If so, Wyatt and Edwards could find an ally in Parrott, who charged during the campaign that the city was to blame for ignoring projects outside the city limits.

Wyatt and Parrott are pegged as potential issue-raisers in other ways.

Wyatt, for instance, is on record saying she would introduce an ordinance banning discrimination against gays.

McCadden won't name names, but he directs a not-so-veiled warning to Wyatt about some of the liberal issues she seems prepared to raise, saying, "Some people will get a lesson in reality."

By the same token, longtime Republican political operative Mamie Vest says Parrott will "shake things up," though she's at a loss to explain how.

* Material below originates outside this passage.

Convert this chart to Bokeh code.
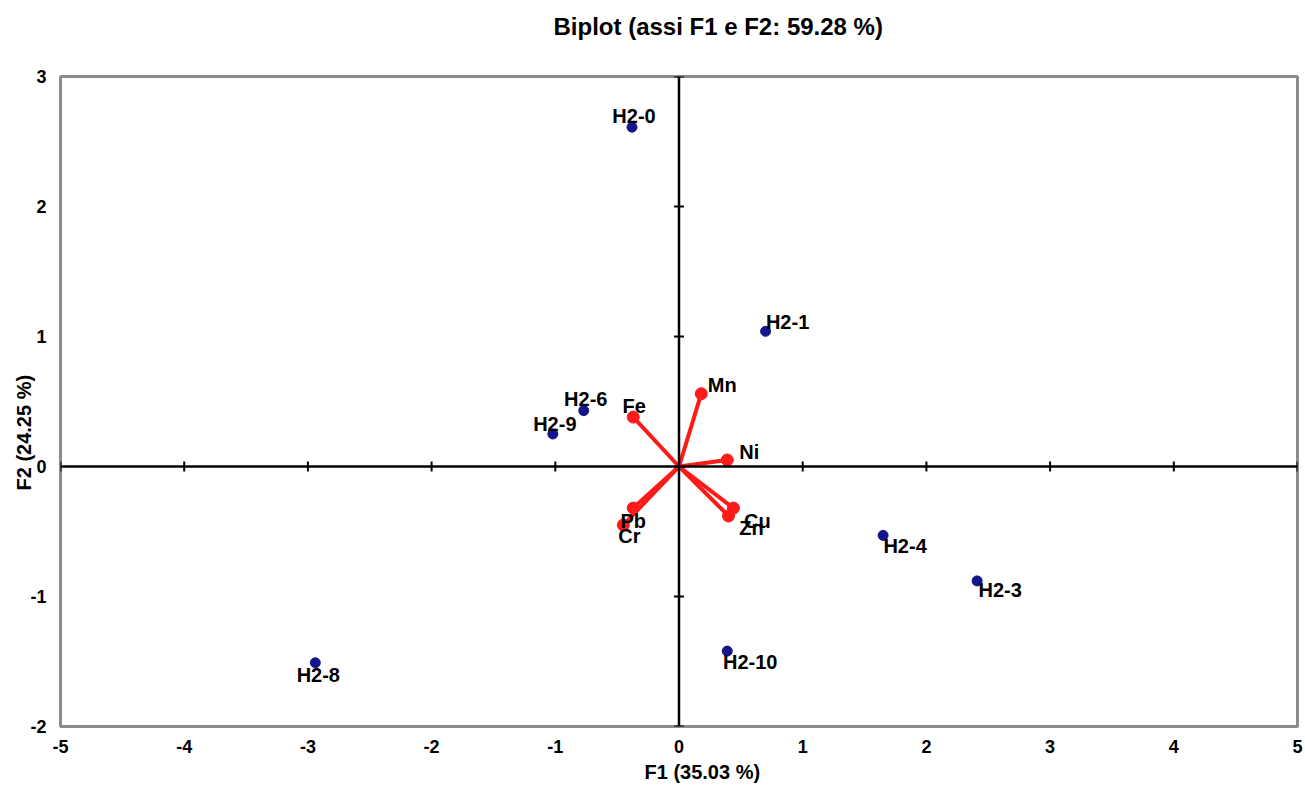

Indeed, fellow Republican McCadden predicts Parrott will be a "stabilizing influence." In many ways, Parrott will assume the familiar role of the business community's voice on council - a role previously held by Fitzpatrick.

There are two long-running issues, Bowers says, that the new council appears likely to act on - setting referendums on whether Roanoke should start electing its School Board, and whether the city should scrap its at-large system of electing council members in favor of a ward system.

Waldo predicts a referendum on the ward system could be on the ballot as early as this November - and in place by the next council election, in 1996.

Beyond that, Bowers isn't sure what the next council will be like. "Do I see disagreements? No. Will there be any? No question."

But there are no major decisions looming before council.

"Council will be a lot like the race was," Wilson says. "Right now, there are no controversies here."

So it may take some time, he says, before the dynamics on the new council become clear. "From the standpoint of people who enjoy watching politics," Wilson says, "City Council is going to be an interesting place to watch for the next year or two."